I think your mental model is wrong. What's actually happening here is
that the planner uses equivalence classes to deduce implied conditions.
That is, we have the join condition a.adate = b.bdate and then you've
added the where condition a.adate = '2021-05-12'. Transitivity implies
that b.bdate = '2021-05-12', so we deduce that condition and are able
to apply it at the relation scan of b. Furthermore, having restricted
both a.adate and b.bdate to the same constant value at the scan level,
we no longer need to apply the join condition a.adate = b.bdate at all.
This is important not only to avoid the (probably minor) inefficiency
of rechecking the join condition, but because if we believed that all
three conditions were independently applicable, we'd come out with a
serious underestimate of the size of the join result.

> In my experiments, I was never able to get an execution plan that "pushes
> down" any condition apart from (=) through to the right side of the join,

None of the argument sketched above works for non-equality conditions.
There are some situations where you could probably figure out how to
use transitivity to deduce some implied condition, but cleaning things
up so that you don't have redundant conditions fouling up the join
size estimates seems like a hard problem.

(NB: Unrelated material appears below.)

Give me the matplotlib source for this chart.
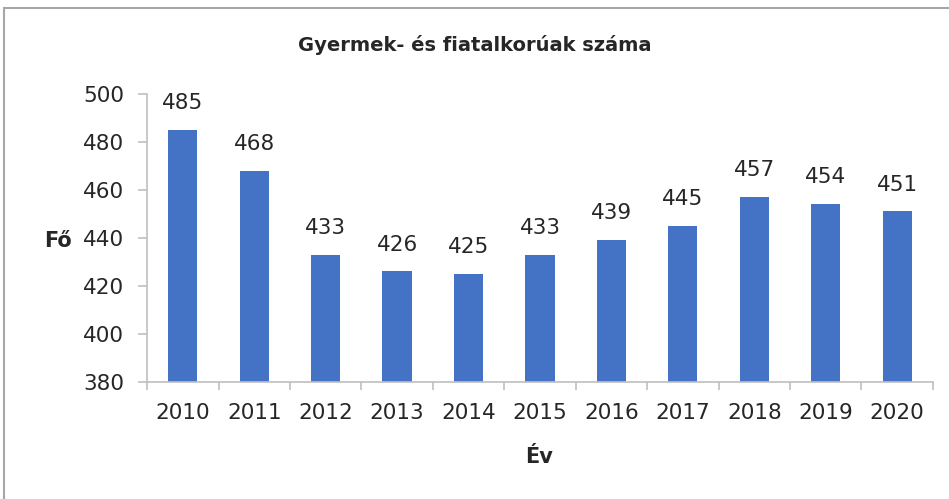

Another issue is that we could easily expend a lot of cycles on deductions
that lead nowhere, because once you try to open up the mechanism to
consider operators other than equality, there will be a lot of things that
it looks at and then fails to do anything with. The equivalence class
mechanism is tied into the same logic that considers merge and hash joins,
so we are expending lots of cycles anytime we see an equality operator,
and not so much for other operators.

> Equally surprising is that I was unable to find documentation or past
> mailing list discussions of this or similar topic, which leads me to
> believe that I am just not familiar with the proper terminology and can't
> come up with the right search terms.

src/backend/optimizer/README has a discussion of equivalence classes.